Dalle poche informazioni in nostro possesso possiamo, dunque, concludere che ci si trovava in presenza di un caso in cui il pieno rispetto delle regole tecniche sul documento informatico avrebbe imposto l'indicazione dell'impronta informatica della copia per immagine notificata dall'opponente (in questo caso l'attestazione di conformità era situata in relata di notifica, ovvero in documento separato).

A fronte di tale ricostruzione, le risposte date dalla giurisprudenza in commento in ordine agli ipotetici vizi che potrebbero discendere dal mancato rispetto dei requisiti previsti dal d.P.C.M. 13 novembre 2014, sono nette e ben condivisibili.

Viene infatti sposata la linea tracciata dalle Sezioni Unite della Corte di Cassazione in forza della quale si nega la possibilità di giungere a pronunce di nullità laddove la violazione delle norme sia fine a sé stessa e non cagioni alcuna lesione ai diritti di difesa delle parti.

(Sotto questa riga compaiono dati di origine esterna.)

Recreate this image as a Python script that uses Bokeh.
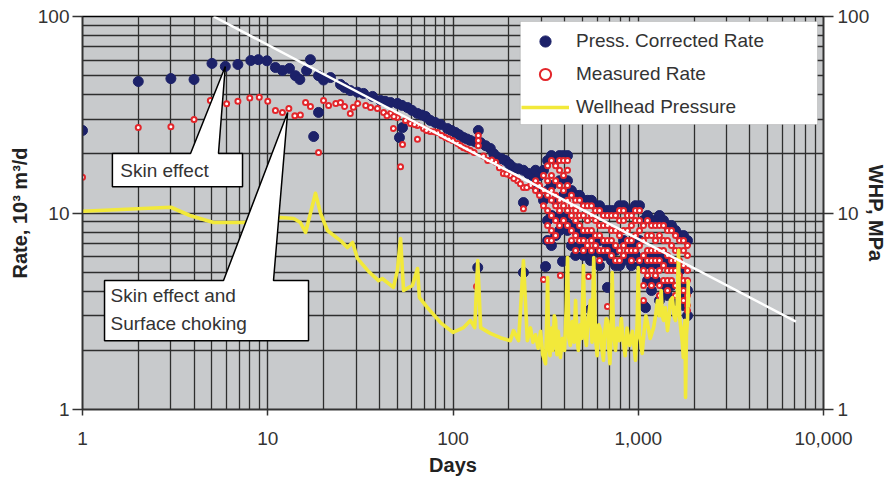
from bokeh.plotting import figure
from bokeh.models import (Range1d, LogScale, LogAxis, FixedTicker, NumeralTickFormatter,
                          Legend, LegendItem, BoxAnnotation)
from bokeh.core.properties import value
from bokeh.embed import file_html
from bokeh.resources import INLINE

# ---- data -------------------------------------------------------------
# pressure corrected rate (10^3 m3/d), individual readings
press_days = [1, 2, 3, 4, 5, 5.9, 6.9, 8.1, 8.9, 9.9, 11, 12, 13.1, 14.1, 14.9,
              16.2, 17, 18.8, 20, 18.8, 17.7, 21.8, 24.7, 27.9, 32.9,
              36.8, 40.6, 46, 50.1, 56.8, 64.3, 71.1, 75.4, 85.6, 93.4,
              103, 114, 124, 137, 141, 159, 174, 192, 212, 240,
              269, 53.4, 51.4, 240, 136, 240, 316, 390, 552, 682,
              552, 1067, 1094,
              26, 30.5, 43, 53, 60, 68, 80, 98, 108, 119, 132, 150, 166, 183, 202, 226, 255]
press_rate = [26.3, 46.7, 48.3, 47.8, 57.7, 55.7, 57, 59.7, 60.3, 59.5, 55, 53.1, 54.4, 50, 47.8,
              53.1, 60.3, 50, 47.5, 32.5, 24.5, 48.9, 45.1, 42.0, 40.6,
              39.2, 37.4, 36.5, 36.1, 34.4, 32.1, 31.0, 29.6, 28.2, 26.9,
              25.7, 24.2, 23.4, 26.3, 22.8, 21.3, 19.2, 18.5, 17.0, 16.5,
              15.5, 27.2, 24.2, 11.3, 5.28, 4.98, 5.34, 5.67, 5.73, 4.18,
              3.23, 5.40, 3.30,
              43.5, 41.2, 37, 35.3, 33.3, 31.5, 28.9, 26.3, 25, 23.8, 23, 22, 20, 18.9, 17.7, 16.8, 15.9]

# measured rate (10^3 m3/d), individual readings
meas_days = [1, 2, 3, 4, 4.9, 6, 6.9, 8, 9, 10, 11, 12, 13, 14, 15,
             16.0, 17.0, 18.8, 20, 21.3, 23.3, 24.7, 27.9, 30.6, 33.8,
             35.9, 39.1, 42.2, 46, 50.1, 55.4, 59, 64.3, 69.3, 75.4,
             82.5, 91.1, 99.4, 106, 114, 124, 137, 137, 137, 154,
             170, 187, 204, 223, 240, 262, 47.7, 53.4, 52.1, 64.3,
             240, 134, 308, 539, 682, 380,
             26, 29, 44, 48, 62, 72, 79, 87, 95, 110, 119, 130, 146, 162, 178, 195, 213, 231, 250]
meas_rate = [15.2, 27.2, 27.5, 29.9, 37.4, 36, 37, 38.5, 38.8, 37, 33.2, 32.5, 34, 31.3, 31.5,
             36.5, 34.8, 20.3, 37.4, 35.2, 36.1, 36.5, 32.1, 36.1, 35.2,
             34.4, 34.0, 32.5, 32.1, 30.6, 29.6, 28.5, 27.9, 26.9, 26.0,
             25.7, 24.2, 23.4, 22.6, 21.5, 20.8, 24.8, 23.4, 22.0, 18.5,
             18.1, 15.9, 15.5, 14.6, 13.5, 13.8, 26.9, 22.3, 17.2, 23.7,
             10.5, 4.23, 4.59, 4.75, 3.34, 4.81,
             34.8, 34.5, 31.3, 31, 28.2, 26.3, 25.9, 24.8, 23.8, 22, 21.2, 20.3, 19.5, 18.6, 17, 15.8, 15, 14.1, 13.5]

# late period: several readings grouped by day
late_days = [279, 293, 308, 324, 340, 358, 376, 395, 415, 436, 459, 482, 506,
             532, 559, 588, 618, 649, 682, 717, 754, 792, 833, 875, 919, 966,
             1016, 1067, 1122, 1179, 1239, 1302, 1369, 1439, 1512, 1589, 1670, 1755, 1845]
late_meas = [
    [14.6, 13.0], [13.8, 12.3], [15.5, 13.0, 10.9],
    [17.4, 14.6, 12.3, 10.3, 8.64, 7.24], [18.5, 15.5, 13.0, 11.6, 9.71, 8.15, 7.24],
    [17.4, 14.6, 12.3, 10.9, 9.16, 7.68], [18.5, 16.5, 13.8, 11.6, 10.3, 8.64],
    [18.5, 15.5, 13.0, 10.9, 9.16], [18.5, 16.5, 13.8, 11.6, 10.3, 8.64],
    [12.3, 10.9, 9.71, 8.15, 7.24], [11.6, 10.3, 9.16, 7.68, 6.45],
    [11.6, 9.71, 8.64, 7.24], [10.9, 9.71, 8.15, 7.24, 6.45],
    [10.9, 9.16, 8.15, 6.83], [10.9, 9.71, 8.15, 7.24, 6.45],
    [10.3, 9.16, 7.68, 6.83], [10.3, 8.64, 7.68, 6.45, 5.73],
    [9.71, 8.64, 7.24, 6.45], [9.71, 8.64, 7.24, 6.45],
    [9.71, 8.15, 7.24, 6.08], [9.71, 8.15, 6.83, 5.73],
    [10.3, 9.16, 7.68, 6.45, 5.73], [10.3, 9.16, 8.15, 6.83, 6.08],
    [9.71, 8.15, 7.24, 6.45], [9.71, 8.64, 7.24, 6.45, 5.73],
    [10.3, 9.16, 7.68, 6.45], [10.3, 9.16, 8.15, 6.83, 5.73],
    [8.64, 7.24, 6.08, 5.10, 4.28, 3.59], [9.16, 7.68, 6.45, 5.73, 4.81],
    [8.64, 7.68, 6.45, 5.73, 5.10, 4.28], [8.64, 7.24, 6.45, 5.73, 4.81],
    [8.64, 7.68, 6.45, 5.73, 5.10, 4.28, 3.80], [8.64, 7.24, 6.45, 5.40, 4.53],
    [8.15, 7.24, 6.08, 5.10, 4.53, 4.03], [8.15, 6.83, 5.73, 5.10, 4.53],
    [7.68, 6.45, 5.73, 5.10, 4.28, 3.80], [7.24, 6.45, 5.73, 4.81, 4.03],
    [7.24, 6.45, 5.40, 4.53, 4.03, 3.59], [6.83, 6.08, 5.10, 4.53, 3.80, 3.38, 3.19],
]
late_press = [
    [16.5, 13.8], [15.5, 13.0], [16.5, 11.6],
    [18.5, 13.0, 9.16, 7.24], [19.6, 13.8, 9.71, 6.83],
    [18.5, 11.6, 7.68], [19.6, 14.6, 9.71, 8.15],
    [19.6, 12.3, 8.64], [19.6, 14.6, 9.71, 8.15],
    [13.0, 8.64, 6.83], [12.3, 8.15, 6.08],
    [12.3, 6.83], [11.6, 7.68, 6.08],
    [11.6, 6.45], [11.6, 7.68, 6.08],
    [10.9, 6.45], [10.9, 7.24, 5.40],
    [10.3, 6.08], [10.3, 6.83, 6.08],
    [10.3, 5.73], [10.3, 6.45, 5.40],
    [10.9, 5.40], [10.9, 7.24, 5.73],
    [10.3, 6.08], [10.3, 6.83, 5.40],
    [10.9, 6.08], [10.9, 7.24, 5.40],
    [9.16, 5.73, 3.38], [9.71, 6.08, 4.53],
    [9.16, 5.40, 4.03], [9.16, 6.08, 4.53],
    [9.71, 5.40, 3.59], [9.16, 6.08, 4.28],
    [8.64, 5.73, 3.80], [8.64, 5.40, 4.28],
    [8.15, 5.40, 3.59], [7.68, 5.10, 3.80],
    [7.68, 4.28, 3.38], [7.24, 4.03, 3.0],
]

# wellhead pressure (MPa)
whp_days = [1, 3.0, 3.8, 5.1, 7.4, 11.7, 13.8, 15.0, 16.0, 18.1,
            19.3, 21.0, 24.7, 26.9, 28.7, 30.5, 34.6, 39.6, 41.5, 47.7,
            50.1, 52.1, 54.1, 60.4, 64.3, 65.9, 72.8, 85.6, 100, 114,
            124, 131, 136, 141, 159, 180, 204, 212, 226, 240,
            252, 262, 270, 279, 288, 297, 305, 316, 320, 324,
            328, 334, 340, 346, 352, 358, 364, 370, 380, 390,
            400, 408, 415, 422, 430, 440, 450, 459, 467, 475,
            485, 495, 506, 515, 525, 538, 552, 563, 575, 588,
            600, 612, 627, 638, 649, 660, 672, 682, 692, 703,
            713, 723, 735, 754, 770, 792, 810, 830, 850, 870,
            900, 930, 966, 985, 1000, 1015, 1030, 1050, 1080, 1100,
            1122, 1160, 1210, 1240, 1270, 1300, 1330, 1350, 1369, 1400,
            1439, 1470, 1490, 1530, 1560, 1589, 1620, 1650, 1670, 1700,
            1730, 1750, 1770, 1790, 1800, 1820, 1845, 1860, 1870]
whp_mpa = [10.2, 10.7, 9.71, 8.95, 8.95, 9.49, 9.38, 8.95, 7.96, 12.6,
           9.94, 8.15, 7.24, 6.67, 7.08, 5.87, 5.10, 4.53, 4.64, 4.18,
           5.10, 7.42, 4.03, 4.28, 5.22, 3.71, 3.30, 2.77, 2.47, 2.61,
           2.84, 2.61, 5.73, 2.61, 2.44, 2.32, 2.24, 2.52, 2.24, 5.73,
           2.24, 2.6, 2.2, 2.4, 2.05, 2.5, 1.9, 1.71, 2.6, 4.70,
           2.2, 1.88, 2.6, 2.0, 3.0, 2.84, 1.9, 2.5, 1.84, 2.3,
           2.0, 3.2, 5.94, 2.3, 2.12, 2.8, 2.2, 3.59, 2.3, 2.0,
           2.7, 2.3, 5.40, 2.4, 2.12, 2.9, 3.59, 2.2, 5.94, 2.3,
           1.88, 2.7, 2.52, 2.0, 1.78, 2.5, 2.9, 2.84, 2.1, 1.71,
           2.4, 4.98, 2.5, 2.0, 2.6, 2.24, 2.9, 2.2, 1.88, 2.6,
           2.12, 2.5, 1.78, 2.6, 5.28, 2.4, 2.24, 1.93, 2.6, 3.0,
           2.74, 2.3, 2.61, 3.0, 3.59, 3.0, 4.03, 3.0, 2.84, 3.3,
           2.52, 3.0, 3.59, 3.71, 3.0, 2.84, 3.4, 6.45, 3.0, 2.52,
           2.2, 1.84, 2.6, 2.84, 1.15, 2.4, 2.84, 4.5, 3.30]

# decline trend line
trend_days = [5.1, 7100]
trend_rate = [100, 2.8]

x_ticks = [1, 10, 100, 1000, 10000]
y_ticks = [1, 10, 100]

# ---- figure -----------------------------------------------------------
NAVY = "#1c2169"
RED = "#e3262b"
YELLOW = "#f2e93a"
FONT = "Liberation Sans"

p = figure(width=893, height=481, x_axis_type="log", y_axis_type="log",
           x_range=Range1d(1, 10000), y_range=Range1d(1, 100),
           output_backend="svg", toolbar_location=None,
           min_border_left=82, min_border_right=70, min_border_top=16, min_border_bottom=72)
p.background_fill_color = "#c8cacc"
p.border_fill_color = "white"
p.outline_line_color = "black"
p.outline_line_width = 1.5

x_minor = [m * 10 ** e for e in range(4) for m in range(2, 10)]
y_minor = [m * 10 ** e for e in range(2) for m in range(2, 10)]
xt = FixedTicker(ticks=x_ticks, minor_ticks=x_minor)
yt = FixedTicker(ticks=y_ticks, minor_ticks=y_minor)
bottom_axis = p.xaxis[0]
left_axis = p.yaxis[0]
bottom_axis.ticker = xt
left_axis.ticker = yt
p.xgrid.ticker = xt
p.ygrid.ticker = yt
for g in (p.xgrid, p.ygrid):
    g.grid_line_color = "#2e2e2e"
    g.grid_line_width = 1.4
    g.minor_grid_line_color = "#2e2e2e"
    g.minor_grid_line_width = 1.3

p.extra_y_ranges = {"whp": Range1d(1, 100)}
p.extra_y_scales = {"whp": LogScale()}
right_axis = LogAxis(y_range_name="whp", ticker=FixedTicker(ticks=y_ticks),
                     axis_label="WHP, MPa")
p.add_layout(right_axis, "right")

bottom_axis.axis_label = "Days"
left_axis.axis_label = "Rate, 10³ m³/d"
fmt = NumeralTickFormatter(format="0,0")
for ax in (bottom_axis, left_axis, right_axis):
    ax.formatter = fmt
    ax.minor_tick_line_color = None
    ax.major_tick_in = 0
    ax.axis_line_color = "#333333"
    ax.axis_line_width = 1.5
    ax.major_tick_line_color = "#333333"
    ax.major_tick_line_width = 1.5
    ax.major_label_text_font = FONT
    ax.major_label_text_font_size = "19px"
    ax.major_label_text_color = "#333333"
    ax.axis_label_text_font = FONT
    ax.axis_label_text_font_size = "20px"
    ax.axis_label_text_font_style = "bold"
    ax.axis_label_text_color = "#222222"
bottom_axis.major_tick_out = 6
bottom_axis.major_label_standoff = 16
bottom_axis.axis_label_standoff = 6
left_axis.major_tick_out = 10
left_axis.major_label_standoff = 3
left_axis.axis_label_standoff = 4
right_axis.major_tick_out = 10
right_axis.major_label_standoff = 4
right_axis.axis_label_standoff = -7

# ---- marks ------------------------------------------------------------
late_press_x = [d for d, col in zip(late_days, late_press) for _ in col]
late_press_y = [r for col in late_press for r in col]
late_meas_x = [d for d, col in zip(late_days, late_meas) for _ in col]
late_meas_y = [r for col in late_meas for r in col]

navy_r = p.scatter(press_days + late_press_x, press_rate + late_press_y, size=10,
                   fill_color=NAVY, line_color=NAVY, line_width=1)
red_r = p.scatter(meas_days + late_meas_x, meas_rate + late_meas_y, size=5,
                  fill_color="white", line_color=RED, line_width=2)
whp_r = p.line(whp_days, whp_mpa, y_range_name="whp", line_color=YELLOW,
               line_width=3.6, line_join="round")
p.line(trend_days, trend_rate, line_color="white", line_width=2.5)

# call-out boxes
box_style = dict(fill_color="white", line_color="black", line_width=1.5)
p.patch([1.45, 3.83, 5.9, 5.42, 7.31, 7.31, 1.45],
        [20.1, 20.1, 55.7, 20.1, 20.1, 13.6, 13.6], **box_style)
p.patch([1.315, 5.77, 12.8, 10.74, 16.6, 16.6, 1.315],
        [4.53, 4.53, 32.5, 4.53, 4.53, 2.24, 2.24], **box_style)
txt_style = dict(text_font=value(FONT), text_font_size="19px", text_color="#333333",
                 text_align="left", text_baseline="middle")
p.text(x=[1.6], y=[16.5], text=["Skin effect"], **txt_style)
p.text(x=[1.417, 1.417], y=[3.80, 2.74], text=["Skin effect and", "Surface choking"], **txt_style)

# legend
p.add_layout(BoxAnnotation(left=231, right=9282, top=94.3, bottom=28.2,
                           fill_color="white", fill_alpha=1.0,
                           line_color="#8a8a8a", line_width=1))
legend = Legend(items=[LegendItem(label="Press. Corrected Rate", renderers=[navy_r]),
                       LegendItem(label="Measured Rate", renderers=[red_r]),
                       LegendItem(label="Wellhead Pressure", renderers=[whp_r])],
                location=(439, 288), border_line_color=None, background_fill_alpha=0,
                padding=3, spacing=5, margin=0, glyph_width=48, glyph_height=28,
                label_height=28, label_standoff=7,
                label_text_font=FONT, label_text_font_size="19px",
                label_text_color="#333333")
p.add_layout(legend)

open("out.html", "w").write(file_html(p, INLINE))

Non a caso la decisione in commento richiama espressamente il passo in cui la Suprema Corte afferma che «La denuncia di vizi fondati sulla pretesa violazione di norme di rito non tutela l'interesse all'astratta regolarità del processo, ma garantisce solo l'eliminazione del pregiudizio subito dal diritto di difesa della parte in conseguenza della denunciata violazione. Ne consegue che è inammissibile l'eccezione con la quale si lamenti un mero vizio procedimentale, senza prospettare anche le ragioni per le quali l'erronea applicazione della regola processuale abbia comportato, per la parte, una lesione del diritto di difesa o possa comportare altro pregiudizio per la decisione finale della Corte» (Cass., S.U., 18 aprile 2016, n. 7665).

Viene così condivisa la linea interpretativa, ormai largamente dominante in giurisprudenza, che teorizza la non accoglibilità di eccezioni con le quali si lamenti un mero vizio procedimentale senza prospettare anche le ragioni per le quali l'erronea applicazione della regola processuale abbia comportato, per la parte, una lesione del diritto di difesa e possa comportare altro pregiudizio per la decisione finale.

In tal senso si sono peraltro espresse anche la Corte d'Appello di Cagliari con sentenza n. 15 luglio 2016, n. 553 e la Corte d'Appello di Milano, la quale ha recentemente constatato come appaia eccessivamente formalistica una lettura della legge n. 53/1994 in forza della quale la violazione di qualsivoglia delle norme che disciplinano la notifica telematica comporti senz'altro la nullità dell'atto processuale, e non possa risolversi in una mera irregolarità, pur quando non risulti leso alcun diritto di difesa del destinatario dell'atto notificato (in tal senso v. App. Milano, 21 luglio 2016, n. 3083).

In conclusione, non si può che concordare con l'approccio del tribunale meneghino che, avendo come corretto orizzonte l'art. 156 c.p.c. e il raggiungimento dello scopo dell'atto, non ha potuto fare a meno di ammonire circa il fatto che le eccezioni di stampo esclusivamente formalistico non possono trovare accoglimento laddove non cagionino alcuna lesione del diritto di difesa.